We recommend creating a package for each app, using the following manner to organize your project:
App # the app package
|-- example_config.yaml # example config for better understanding
|-- inference_app.py # inference app definition
|-- learning_app.py # learning app definition
|-- system.py # system definition
|-- natural # 'natural' means task level code, including task definitions,
task structures, task evaluators, and task2problem modelers.
We show these components in packages. They can also be modules (.py files).
| |-- evaluators # task evaluator
| |-- modeler # task to problem modeler
| | |-- dataprocessor # we recommend to develop reusable data processor
for building the modeler
| |-- resource # external resources
| |-- structure # structures for implementing the task data
| |-- task # task definition
| |-- utils # utilities
|-- rational # 'rational' means problem/machine level code, including definitions,
structures, evaluators, problem2machine modelers.
We show these components in packages. They can also be modules (.py files).
| |-- evaluators # problem/machine evaluators
| | |-- metrics # we recommend to develop reusable metrics
for building the evaluator
| |-- loss # loss definition
| |-- machine # machine definition
| |-- modeler # problem/machine evaluators
| |-- operator # operator definition
| |-- problem # problem definition
| |-- structure # structures for implementing the problem/machine data
We highly recommend user to implement their app using re-usable components.
You may notice that the tripmaster
project is also organized using above structure. So if you implement a component and
you think it may be helpful for others, you can easily find the correct folder to place the module and submit a
pull request
to tripmaster
project.
When building the machine and the operator, we may need some statistics of the data, including the size of vocabulary,
the number of samples, etc. One can override the on_data_phase_finished
method to obtain the information to print it or
set the hyper_params of the machines and operators.
We recommend following procedure in training procedure:
- Use data_mode to generate the machine level data, and save the system without the machine and operator, to save the states of task, problem, and modelers.
- Set data_mode to False, load the saved system and the machine-level data for training.

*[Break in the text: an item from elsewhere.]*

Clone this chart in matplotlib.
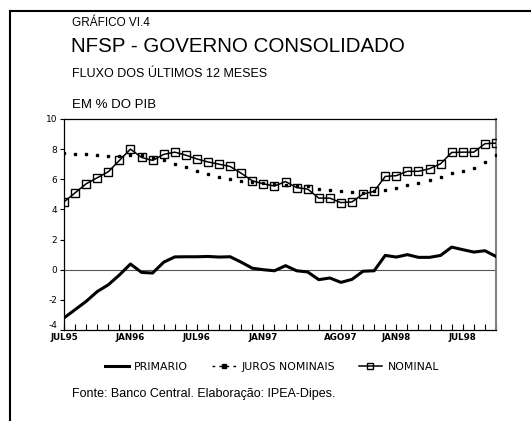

- You can choose to training from scratch or continuing with existing results by setting the job.operation to
from_scratch
orcontinue
.
Through this way:
- You can debug and train your machine efficiently with machine-level data, without to build data from scratch each time;
- The status of task, problem and modeler are honestly saved, so even you use the macine-level data, you can still evaluate the performance in problem-level and task-level.